Nanclares is torn: does she really want to expose her and her boyfriend’s problems in this way? And perversely, the longer her tribulations, the more material she’ll have to write about. But to “find [her]self out of work now,” more than ever, “would be fatal” (133). She’s capitalizing on (monetizing) her own infertility, but in the end that’s all she has to fall back on. The conjunction of her father’s death and the loss of jobs for life and the safety net of the welfare state teach her that “at a certain point, we are body. Nothing but our bodies” (141). If other young women market their eggs (and men, their sperm) to survive, Nanclares can sell what she imagines as her own dried-up ovaries (like “raisins”). In a sort of bioeconomics, she is making her private life productive, even if it means selling out her friends’ privacy, too: one tersely texts her, “When I asked you not to say a word about my embryo transfer, I didn’t mean that you could tell all the newspaper’s subscribers about it” (151).

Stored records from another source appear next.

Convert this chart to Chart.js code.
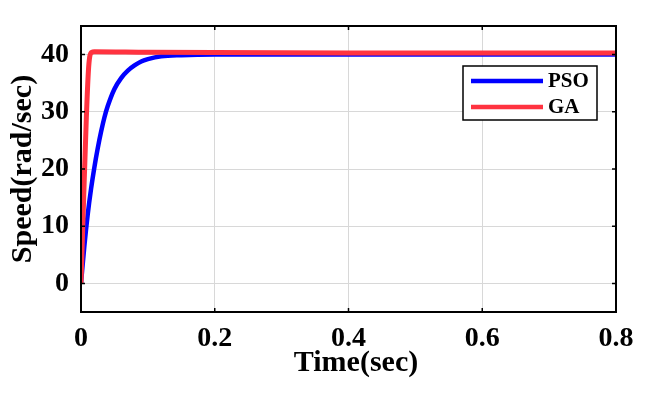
<!DOCTYPE html>
<html>
<head>
<meta charset="utf-8">
<script src="https://cdn.jsdelivr.net/npm/chart.js@4.4.0/dist/chart.umd.min.js"></script>
<style>
  html, body { margin: 0; padding: 0; background: #fff; }
</style>
</head>
<body>
<canvas id="speed-chart" width="650" height="394"></canvas>
<script>
// 데이터
var psoTime  = [0, 0.005, 0.01, 0.015, 0.02, 0.025, 0.03, 0.035, 0.04, 0.05, 0.06, 0.07, 0.08, 0.09, 0.1, 0.12, 0.15, 0.2, 0.8];
var psoSpeed = [0, 6.5, 12, 16.5, 20.3, 23.6, 26.5, 29, 31, 34, 35.9, 37.2, 38.1, 38.8, 39.2, 39.7, 39.9, 40, 40];
var gaTime   = [0, 0.004, 0.008, 0.011, 0.013, 0.016, 0.02, 0.1, 0.4, 0.8];
var gaSpeed  = [0, 15, 29, 37, 39.6, 40.4, 40.5, 40.4, 40.3, 40.3];
var seriesNames = ["PSO", "GA"];
var seriesColors = ["#0000ff", "#ff3340"];
var xTicks = [0, 0.2, 0.4, 0.6, 0.8];
var yTicks = [0, 10, 20, 30, 40];

function toPoints(xs, ys){
  return xs.map(function(x, i){ return {x: x, y: ys[i]}; });
}

var serif = "'Liberation Serif', 'Times New Roman', serif";

// 안쪽 눈금 + 테두리 + 범례
var framePlugin = {
  id: 'frame',
  afterDraw: function(chart){
    var ctx = chart.ctx, a = chart.chartArea;
    var xs = chart.scales.x, ys = chart.scales.y;
    ctx.save();
    ctx.strokeStyle = '#000';
    ctx.lineWidth = 1.5;
    ctx.beginPath();
    yTicks.forEach(function(v){
      var py = ys.getPixelForValue(v);
      ctx.moveTo(a.left, py); ctx.lineTo(a.left + 4, py);
      ctx.moveTo(a.right, py); ctx.lineTo(a.right - 4, py);
    });
    xTicks.forEach(function(v){
      var px = xs.getPixelForValue(v);
      ctx.moveTo(px, a.bottom); ctx.lineTo(px, a.bottom - 4);
      ctx.moveTo(px, a.top); ctx.lineTo(px, a.top + 4);
    });
    ctx.stroke();
    ctx.lineWidth = 2;
    ctx.strokeRect(a.left, a.top, a.right - a.left, a.bottom - a.top);

    // 범례
    var bx = 463, by = 66, bw = 134, bh = 54;
    ctx.fillStyle = '#fff';
    ctx.fillRect(bx, by, bw, bh);
    ctx.lineWidth = 1.5;
    ctx.strokeRect(bx, by, bw, bh);
    ctx.font = "bold 21px " + serif;
    ctx.textBaseline = 'middle';
    seriesNames.forEach(function(name, i){
      var ly = by + 15 + i * 26;
      ctx.strokeStyle = seriesColors[i];
      ctx.lineWidth = 4.5;
      ctx.beginPath();
      ctx.moveTo(bx + 8, ly); ctx.lineTo(bx + 80, ly);
      ctx.stroke();
      ctx.fillStyle = '#000';
      ctx.fillText(name, bx + 85, ly + 1);
    });
    ctx.restore();
  }
};

new Chart(document.getElementById("speed-chart"), {
  type: 'line',
  data: {
    datasets: [
      {
        label: seriesNames[0],
        data: toPoints(psoTime, psoSpeed),
        borderColor: seriesColors[0],
        borderWidth: 4.5,
        pointRadius: 0,
        cubicInterpolationMode: 'monotone',
        order: 1
      },
      {
        label: seriesNames[1],
        data: toPoints(gaTime, gaSpeed),
        borderColor: seriesColors[1],
        borderWidth: 5,
        pointRadius: 0,
        cubicInterpolationMode: 'monotone',
        order: 0
      }
    ]
  },
  options: {
    responsive: false,
    animation: false,
    layout: { padding: { left: 0, right: 34, top: 16, bottom: 0 } },
    plugins: { legend: { display: false }, tooltip: { enabled: false } },
    scales: {
      x: {
        type: 'linear',
        min: 0, max: 0.8,
        afterBuildTicks: function(s){ s.ticks = xTicks.map(function(v){ return {value: v}; }); },
        afterFit: function(s){ s.height = 82; },
        grid: { color: '#d8d8d8', drawTicks: false },
        border: { display: false },
        ticks: {
          color: '#000', padding: 13, maxRotation: 0,
          font: { family: serif, size: 28, weight: 'bold', lineHeight: 1 },
          callback: function(v){ return String(v); }
        },
        title: {
          display: true, text: '  Time(sec)', color: '#000',
          font: { family: serif, size: 30, weight: 'bold', lineHeight: 1.2 },
          padding: { top: 0, bottom: 13 }
        }
      },
      y: {
        min: -5, max: 45,
        afterBuildTicks: function(s){ s.ticks = yTicks.map(function(v){ return {value: v}; }); },
        afterFit: function(s){ s.width = 81; },
        grid: { color: '#d8d8d8', drawTicks: false },
        border: { display: false },
        ticks: {
          color: '#000', padding: 12,
          font: { family: serif, size: 28, weight: 'bold', lineHeight: 1 }
        },
        title: {
          display: true, text: 'Speed(rad/sec)', color: '#000',
          font: { family: serif, size: 30, weight: 'bold', lineHeight: 1.2 },
          padding: { top: 5, bottom: 0 }
        }
      }
    }
  },
  plugins: [framePlugin]
});
</script>
</body>
</html>
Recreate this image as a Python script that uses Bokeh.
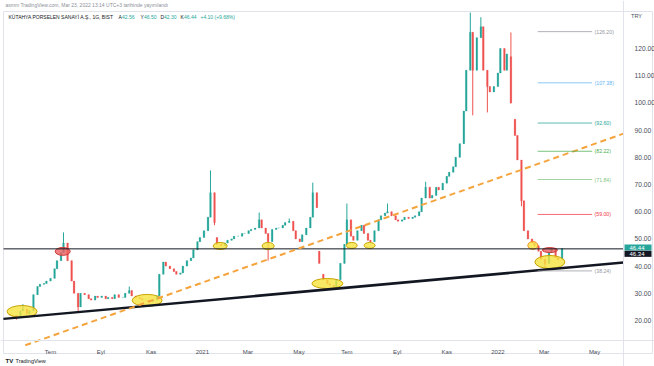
import pandas as pd
from bokeh.plotting import figure
from bokeh.models import (ColumnDataSource, Range1d, FixedTicker, NumeralTickFormatter,
                          CustomJSTickFormatter, Label, LinearAxis, DatetimeAxis, BoxAnnotation)
from bokeh.embed import file_html
from bokeh.resources import INLINE
from bokeh.core.properties import value

FONT = "Liberation Sans"
UP, DOWN = "#26a69a", "#ef5350"
DAY = 86400000

# ---------------- data ----------------
start_date = "2020-05-12"          # first bar, bars every 3 business days
first_open = 22.3
closes = [
    22.0, 21.8, 21.0, 23.5, 24.2, 22.5, 23.6, 29.5, 32.5, 33.3,
    33.6, 34.5, 35.5, 39.0, 42.0, 45.0, 48.5, 42.0, 34.5, 30.0,
    25.0, 30.0, 29.5, 28.0, 27.5, 29.0, 28.5, 29.0, 28.0, 28.5,
    28.0, 29.5, 28.5, 28.5, 30.0, 31.0, 29.0, 28.5, 28.0, 27.5,
    27.5, 27.0, 27.5, 29.0, 37.0, 41.5, 40.0, 39.0, 38.0, 37.0,
    37.5, 40.0, 42.0, 43.0, 46.0, 49.0, 50.5, 53.0, 58.0, 67.0,
    56.0, 48.0, 47.5, 48.5, 49.5, 50.0, 51.0, 51.0, 52.0, 52.0,
    53.0, 53.5, 54.0, 57.0, 54.0, 52.0, 49.0, 53.5, 54.0, 54.0,
    55.0, 56.0, 56.5, 53.0, 50.0, 49.0, 51.5, 54.0, 58.0, 67.0,
    61.5, 41.0, 35.0, 33.5, 33.0, 32.5, 35.0, 41.0, 48.0, 57.0,
    51.0, 49.5, 53.0, 55.0, 52.0, 49.5, 49.0, 53.0, 57.0, 58.5,
    59.5, 60.0, 58.5, 57.0, 56.5, 57.0, 58.0, 57.5, 58.0, 58.5,
    60.0, 65.0, 69.0, 65.0, 66.0, 69.0, 68.0, 70.5, 73.0, 74.5,
    76.5, 80.0, 85.0, 97.0, 112.0, 126.0, 112.0, 124.0, 128.0, 112.0,
    106.0, 104.0, 106.0, 111.0, 120.0, 112.0, 118.0, 100.0, 88.0, 79.0,
    64.0, 53.0, 50.0, 48.5, 47.5, 45.5, 42.5, 41.0, 45.0, 46.5,
    43.0, 42.34, 46.44,
]
gap_opens = {61: 50.5, 91: 45.5, 92: 37.0, 147: 117.0, 148: 94.0, 162: 42.56}
wick_highs = {4: 26.0, 16: 52.4, 35: 32.5, 59: 75.2, 73: 59.7, 82: 57.5, 89: 70.7,
              99: 63.0, 111: 63.0, 122: 71.0, 135: 133.2, 138: 131.5, 147: 125.9, 162: 46.50}
wick_lows = {2: 20.3, 20: 23.5, 60: 55.0, 76: 42.0, 136: 95.4, 140: 96.5, 147: 99.8,
             150: 62.0, 157: 39.5, 162: 42.30}

month_ticks = ["2020-07-01", "2020-09-01", "2020-11-02", "2021-01-04", "2021-03-01", "2021-05-03",
               "2021-07-01", "2021-09-01", "2021-11-01", "2022-01-03", "2022-03-01", "2022-05-02"]
month_labels = ["Tem", "Eyl", "Kas", "2021", "Mar", "May", "Tem", "Eyl", "Kas", "2022", "Mar", "May"]
price_ticks = [20, 30, 40, 50, 60, 70, 80, 90, 100, 110, 120]

fib_levels = [126.20, 107.38, 92.60, 82.22, 71.84, 59.00, 38.24]
fib_colors = ["#9598a1", "#64b5f6", "#26a69a", "#4caf50", "#81c784", "#f23645", "#9598a1"]
fib_start, fib_end, fib_label_at = "2022-02-21", "2022-04-29", "2022-05-02"

support_level = 46.34
last_price = 46.44

trend_dates = ["2020-05-04 00:00", "2022-06-06 16:00"]
trend_prices = [20.6, 41.3]
channel_dates = ["2020-05-31 00:00", "2022-06-06 16:00"]
channel_prices = [10.9, 88.7]

ell_dates = ["2020-05-27", "2020-07-16", "2020-10-28", "2021-01-26", "2021-03-26", "2021-06-07",
             "2021-07-07", "2021-07-29", "2022-02-15", "2022-03-08", "2022-03-08"]
ell_prices = [23.3, 45.4, 27.4, 47.4, 47.4, 33.6, 47.6, 47.6, 47.6, 45.9, 41.5]
ell_w_days = [36.9, 18.5, 36.9, 17.2, 14.8, 38.2, 13.5, 13.5, 12.3, 18.5, 36.9]
ell_h_price = [4.4, 2.9, 4.4, 2.6, 2.6, 3.7, 2.2, 2.2, 2.9, 1.8, 4.8]
ell_kind = ["y", "r", "y", "y", "y", "y", "y", "y", "o", "r", "y"]

# ---------------- derived candle table ----------------
dates = pd.bdate_range(start=start_date, periods=len(closes), freq="3B")
opens = [first_open] + [gap_opens.get(i, closes[i - 1]) for i in range(1, len(closes))]
highs = [max(o, c, wick_highs.get(i, c)) for i, (o, c) in enumerate(zip(opens, closes))]
lows = [min(o, c, wick_lows.get(i, c)) for i, (o, c) in enumerate(zip(opens, closes))]
colors = [UP if c >= o else DOWN for o, c in zip(opens, closes)]
src = ColumnDataSource(dict(date=dates, open=opens, close=closes, high=highs, low=lows, color=colors))


def ms(d):
    return pd.Timestamp(d).value // 10**6


def ts(lst):
    return [pd.Timestamp(d) for d in lst]


# layout: the frame covers the whole canvas; axes are pinned at fixed locations
scale_edge = ms("2022-06-06 16:00")   # where the price scale begins
time_edge = 12.65                     # where the time scale begins
chart_left = ms("2020-05-04 03:00")

p = figure(width=654, height=366, x_axis_location=None, y_axis_location=None,
           output_backend="svg", toolbar_location=None, title=None,
           x_range=Range1d(ms("2020-04-30 10:00"), ms("2022-07-14 20:00")),
           y_range=Range1d(3.09, 137.65),
           min_border_left=0, min_border_right=0, min_border_top=0, min_border_bottom=0)
p.outline_line_color = None
p.background_fill_color = "white"
p.border_fill_color = "white"
p.xgrid.visible = False
p.ygrid.visible = False

# light chart border
p.add_layout(BoxAnnotation(left=3, right=652, top=355, bottom=13,
                           left_units="screen", right_units="screen",
                           top_units="screen", bottom_units="screen",
                           fill_color=None, fill_alpha=0, line_color="#e0e3eb",
                           line_alpha=1, line_width=1, level="underlay"))

yax = LinearAxis(fixed_location=scale_edge, ticker=FixedTicker(ticks=price_ticks),
                 formatter=NumeralTickFormatter(format="0.00"))
yax.major_label_text_font_size = "6.7px"
yax.major_label_text_font = FONT
yax.major_label_text_color = "#4a4e59"
yax.major_label_standoff = 5
yax.major_tick_line_color = None
yax.minor_tick_line_color = None
yax.axis_line_color = "#e0e3eb"
p.add_layout(yax, "right")

tick_ms = [ms(d) for d in month_ticks]
xax = DatetimeAxis(fixed_location=time_edge, ticker=FixedTicker(ticks=tick_ms),
                   formatter=CustomJSTickFormatter(
                       args=dict(tpos=tick_ms, tlab=month_labels),
                       code="const i = tpos.indexOf(tick); return i < 0 ? '' : tlab[i];"))
xax.major_label_text_font_size = "6px"
xax.major_label_text_font = FONT
xax.major_label_text_color = "#4a4e59"
xax.major_label_standoff = 3
xax.major_tick_line_color = None
xax.minor_tick_line_color = None
xax.axis_line_color = "#e0e3eb"
p.add_layout(xax, "below")

# candles
p.segment(x0="date", y0="high", x1="date", y1="low", line_color="color", line_width=1, source=src)
p.vbar(x="date", width=2.0 * DAY, top="open", bottom="close", fill_color="color",
       line_color="color", line_width=0.3, source=src)

# ellipses
fills = {"y": "#f6e33f", "r": "#ee5f5f", "o": "#f6e33f"}
edges = {"y": "#c9a400", "r": "#c93a3a", "o": "#f08a24"}
esrc = ColumnDataSource(dict(
    x=ts(ell_dates), y=ell_prices,
    w=[d * DAY for d in ell_w_days], h=ell_h_price,
    fc=[fills[k] for k in ell_kind], lc=[edges[k] for k in ell_kind]))
p.ellipse(x="x", y="y", width="w", height="h", fill_color="fc", fill_alpha=0.8,
          line_color="lc", line_width=1, source=esrc)

# horizontal support ray
p.segment(x0=[chart_left], y0=[support_level], x1=[scale_edge], y1=[support_level],
          line_color="#131722", line_width=1)

# trend lines
p.line(x=ts(trend_dates), y=trend_prices, line_color="#131722", line_width=2.5)
p.line(x=ts(channel_dates), y=channel_prices, line_color="#f5a33c",
       line_width=2, line_dash="6 4")

# fibonacci
n = len(fib_levels)
p.segment(x0=ts([fib_start] * n), y0=fib_levels,
          x1=ts([fib_end] * n), y1=fib_levels,
          line_color=fib_colors, line_width=1, line_alpha=0.75)
p.text(x=ts([fib_label_at] * n), y=fib_levels,
       text=["(%.2f)" % v for v in fib_levels], text_color=fib_colors,
       text_font=value(FONT), text_font_size="5.2px", text_baseline="middle", text_align="left")

# price-scale tags
p.add_layout(Label(x=scale_edge, y=last_price, x_offset=1, y_offset=1,
                   text="%.2f" % last_price, text_font=FONT, text_font_size="6px",
                   text_color="white", text_baseline="middle", background_fill_color=UP,
                   padding=dict(left=5, right=7, top=1, bottom=1)))
p.add_layout(Label(x=scale_edge, y=support_level, x_offset=1, y_offset=-5,
                   text="%.2f" % support_level, text_font=FONT, text_font_size="6px",
                   text_color="white", text_baseline="middle", background_fill_color="#131722",
                   padding=dict(left=5, right=7, top=1, bottom=1)))
p.add_layout(Label(x=636, x_units="screen", y=351, y_units="screen", text="TRY",
                   text_font=FONT, text_font_size="5.5px", text_color="#4a4e59",
                   text_align="center", text_baseline="middle"))

# header texts (screen units from the bottom-left corner)
def hdr(x, txt, color, size="5px", y=349.5, style="normal"):
    p.add_layout(Label(x=x, x_units="screen", y=y, y_units="screen", text=txt,
                       text_font=FONT, text_font_size=size, text_color=color,
                       text_baseline="middle", text_font_style=style))

hdr(5, "asmm TradingView.com, Mar 23, 2022 13:14 UTC+3 tarihinde yayımlandı", "#8c8f99",
    size="5px", y=362)
hdr(8, "KÜTAHYA PORSELEN SANAYİ A.Ş., 1G, BIST", "#131722")
hdr(118, "A", "#131722"); hdr(121.5, "42.56", UP)
hdr(140, "Y", "#131722"); hdr(143.5, "46.50", UP)
hdr(160, "D", "#131722"); hdr(163.5, "42.30", UP)
hdr(180, "K", "#131722"); hdr(183.5, "46.44", UP)
hdr(200, "+4.10", UP); hdr(214, "(+9.68%)", UP)

# logo
hdr(5, "TV", "#131722", size="6px", y=6, style="bold")
hdr(15, "TradingView", "#131722", size="5.5px", y=6)

open("out.html", "w").write(file_html(p, INLINE))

And so the blog that Nanclares is writing is (inevitably) entitled “Quién quiere ser madre,” and we discover by the end of the book (spoiler alert!) that she still hasn’t got pregnant but that she has, well, finished this book, which she describes with the terminology of natural reproduction: it “gestated for thirty-eight weeks, from the middle of November, 2015, to the beginning of September, 2016” (213). She has also given up (for the time being, at least) on the reproductive pact that she signed with her boyfriend at the outset of her quest. Indeed, she seems to have given up on pacts in general and to have embraced the uncertainty that otherwise plagues her throughout the narrative: “Life designed and controlled as a future plan doesn’t exist,” she tells us, adding that this is a lesson learned from her “father when he left us without any prior notice” (211). So Nanclares tries to make this moral a universal one, of life and death as the timeless condition of the cosmos. But there’s no doubt that it is a conclusion more quickly drawn by millennials today than by previous generations. And perhaps the fashion for so-called “autofiction” such as Nanclares’s novel (but also, for instance, Karl Ove Knausgård’s My Struggle) is a way of trying to come to terms with that: when all else is precarious, at least I can still write my self and my habits into being.